-- START COLLECTED DATA --

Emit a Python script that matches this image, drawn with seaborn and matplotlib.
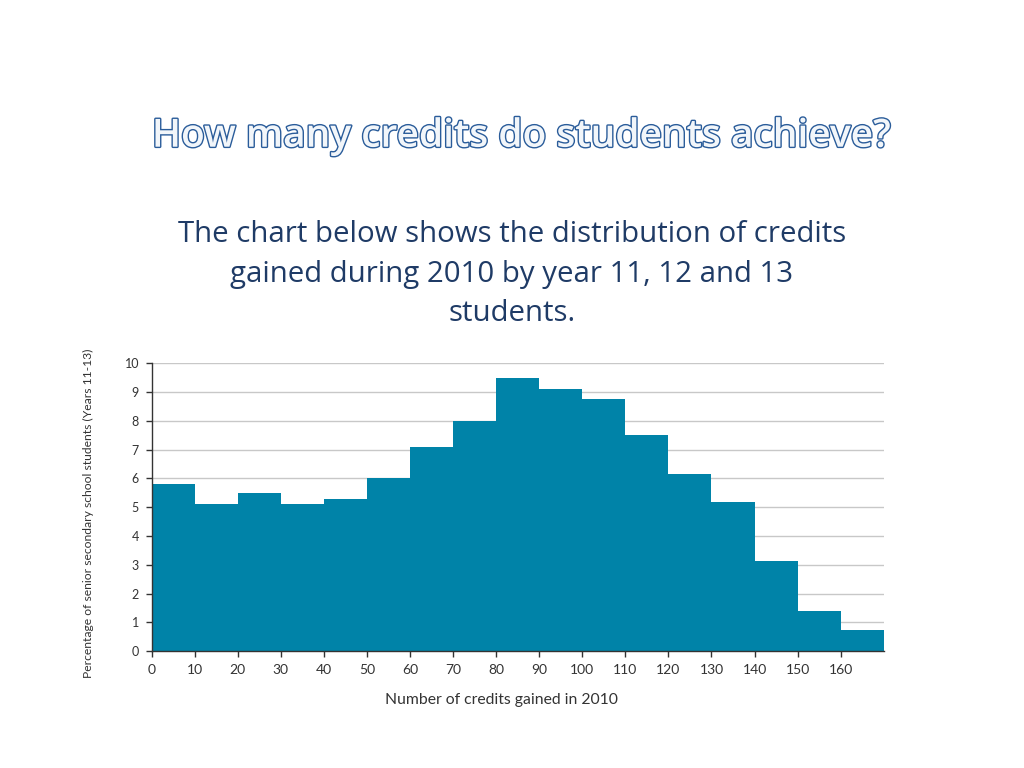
import numpy as np
import pandas as pd
import matplotlib
matplotlib.use("Agg")
import matplotlib.pyplot as plt
import matplotlib.patheffects as pe
import seaborn as sns

# Data
bin_starts = [0, 10, 20, 30, 40, 50, 60, 70, 80, 90, 100, 110, 120, 130, 140, 150, 160]
percentages = [5.80, 5.10, 5.48, 5.10, 5.30, 6.03, 7.10, 7.98, 9.48, 9.12, 8.77, 7.51, 6.15, 5.17, 3.13, 1.39, 0.74]
x_ticks = [0, 10, 20, 30, 40, 50, 60, 70, 80, 90, 100, 110, 120, 130, 140, 150, 160]
y_ticks = [0, 1, 2, 3, 4, 5, 6, 7, 8, 9, 10]

title = "How many credits do students achieve?"
subtitle = "The chart below shows the distribution of credits\ngained during 2010 by year 11, 12 and 13\nstudents."
xlabel = "Number of credits gained in 2010"
ylabel = "Percentage of senior secondary school students (Years 11-13)"

bin_width = 10
df = pd.DataFrame({"credits": [b + bin_width / 2 for b in bin_starts], "pct": percentages})
edges = list(bin_starts) + [bin_starts[-1] + bin_width]

sns.set_theme(style="white")
plt.rcParams["font.family"] = ["Open Sans", "DejaVu Sans"]

fig = plt.figure(figsize=(10.24, 7.68), dpi=100)
ax = fig.add_axes([0.148, 0.152, 0.715, 0.375])

ax.yaxis.grid(True, color="#c8c8c8", linewidth=1.0)
ax.set_axisbelow(True)

sns.histplot(data=df, x="credits", weights="pct", bins=edges, color="#0083a8",
             alpha=1.0, edgecolor="none", linewidth=0, ax=ax, zorder=2)

ax.set_xlim(0, 170)
ax.set_ylim(0, 10)
ax.set_xticks(x_ticks)
ax.set_yticks(y_ticks)
ax.set_xticklabels([str(t) for t in x_ticks], fontsize=10, color="#333333", family=["Lato", "DejaVu Sans"])
ax.set_yticklabels([str(t) for t in y_ticks], fontsize=9, color="#333333", family=["Lato", "DejaVu Sans"])
ax.tick_params(axis="both", which="both", length=4, width=1, color="#333333",
               bottom=True, left=True, direction="out", pad=5)
for s in ["top", "right"]:
    ax.spines[s].set_visible(False)
ax.spines["left"].set_color("#333333")
ax.spines["bottom"].set_color("#333333")
ax.spines["left"].set_linewidth(1)
ax.spines["bottom"].set_linewidth(1)

ax.set_xlabel("")
ax.set_ylabel("")
fig.text(0.490, 0.088, xlabel, ha="center", va="center", fontsize=11.3, color="#333333",
         family=["Lato", "DejaVu Sans"])
fig.text(0.086, 0.331, ylabel, ha="center", va="center", rotation=90, fontsize=8.7,
         color="#333333", family=["Lato", "DejaVu Sans"])

t = fig.text(0.509, 0.822, title, ha="center", va="center", fontsize=28, fontweight="semibold",
             color="#f2f6fa", family=["Open Sans", "DejaVu Sans"])
t.set_path_effects([pe.Stroke(linewidth=2.0, foreground="#2a5c9a"), pe.Normal()])

fig.text(0.500, 0.643, subtitle, ha="center", va="center", fontsize=21.2, color="#1f3b66",
         linespacing=1.47, family=["Open Sans", "DejaVu Sans"])

fig.savefig("out.png", dpi=100, facecolor="white")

-- END COLLECTED DATA --

STATED GOAL:
Copy out all of the data word for word. Do not carry over any picture.

WORKED SOLUTION:
Emit a Python script that matches this image, drawn with seaborn and matplotlib.
import numpy as np
import pandas as pd
import matplotlib
matplotlib.use("Agg")
import matplotlib.pyplot as plt
import matplotlib.patheffects as pe
import seaborn as sns

# Data
bin_starts = [0, 10, 20, 30, 40, 50, 60, 70, 80, 90, 100, 110, 120, 130, 140, 150, 160]
percentages = [5.80, 5.10, 5.48, 5.10, 5.30, 6.03, 7.10, 7.98, 9.48, 9.12, 8.77, 7.51, 6.15, 5.17, 3.13, 1.39, 0.74]
x_ticks = [0, 10, 20, 30, 40, 50, 60, 70, 80, 90, 100, 110, 120, 130, 140, 150, 160]
y_ticks = [0, 1, 2, 3, 4, 5, 6, 7, 8, 9, 10]

title = "How many credits do students achieve?"
subtitle = "The chart below shows the distribution of credits\ngained during 2010 by year 11, 12 and 13\nstudents."
xlabel = "Number of credits gained in 2010"
ylabel = "Percentage of senior secondary school students (Years 11-13)"

bin_width = 10
df = pd.DataFrame({"credits": [b + bin_width / 2 for b in bin_starts], "pct": percentages})
edges = list(bin_starts) + [bin_starts[-1] + bin_width]

sns.set_theme(style="white")
plt.rcParams["font.family"] = ["Open Sans", "DejaVu Sans"]

fig = plt.figure(figsize=(10.24, 7.68), dpi=100)
ax = fig.add_axes([0.148, 0.152, 0.715, 0.375])

ax.yaxis.grid(True, color="#c8c8c8", linewidth=1.0)
ax.set_axisbelow(True)

sns.histplot(data=df, x="credits", weights="pct", bins=edges, color="#0083a8",
             alpha=1.0, edgecolor="none", linewidth=0, ax=ax, zorder=2)

ax.set_xlim(0, 170)
ax.set_ylim(0, 10)
ax.set_xticks(x_ticks)
ax.set_yticks(y_ticks)
ax.set_xticklabels([str(t) for t in x_ticks], fontsize=10, color="#333333", family=["Lato", "DejaVu Sans"])
ax.set_yticklabels([str(t) for t in y_ticks], fontsize=9, color="#333333", family=["Lato", "DejaVu Sans"])
ax.tick_params(axis="both", which="both", length=4, width=1, color="#333333",
               bottom=True, left=True, direction="out", pad=5)
for s in ["top", "right"]:
    ax.spines[s].set_visible(False)
ax.spines["left"].set_color("#333333")
ax.spines["bottom"].set_color("#333333")
ax.spines["left"].set_linewidth(1)
ax.spines["bottom"].set_linewidth(1)

ax.set_xlabel("")
ax.set_ylabel("")
fig.text(0.490, 0.088, xlabel, ha="center", va="center", fontsize=11.3, color="#333333",
         family=["Lato", "DejaVu Sans"])
fig.text(0.086, 0.331, ylabel, ha="center", va="center", rotation=90, fontsize=8.7,
         color="#333333", family=["Lato", "DejaVu Sans"])

t = fig.text(0.509, 0.822, title, ha="center", va="center", fontsize=28, fontweight="semibold",
             color="#f2f6fa", family=["Open Sans", "DejaVu Sans"])
t.set_path_effects([pe.Stroke(linewidth=2.0, foreground="#2a5c9a"), pe.Normal()])

fig.text(0.500, 0.643, subtitle, ha="center", va="center", fontsize=21.2, color="#1f3b66",
         linespacing=1.47, family=["Open Sans", "DejaVu Sans"])

fig.savefig("out.png", dpi=100, facecolor="white")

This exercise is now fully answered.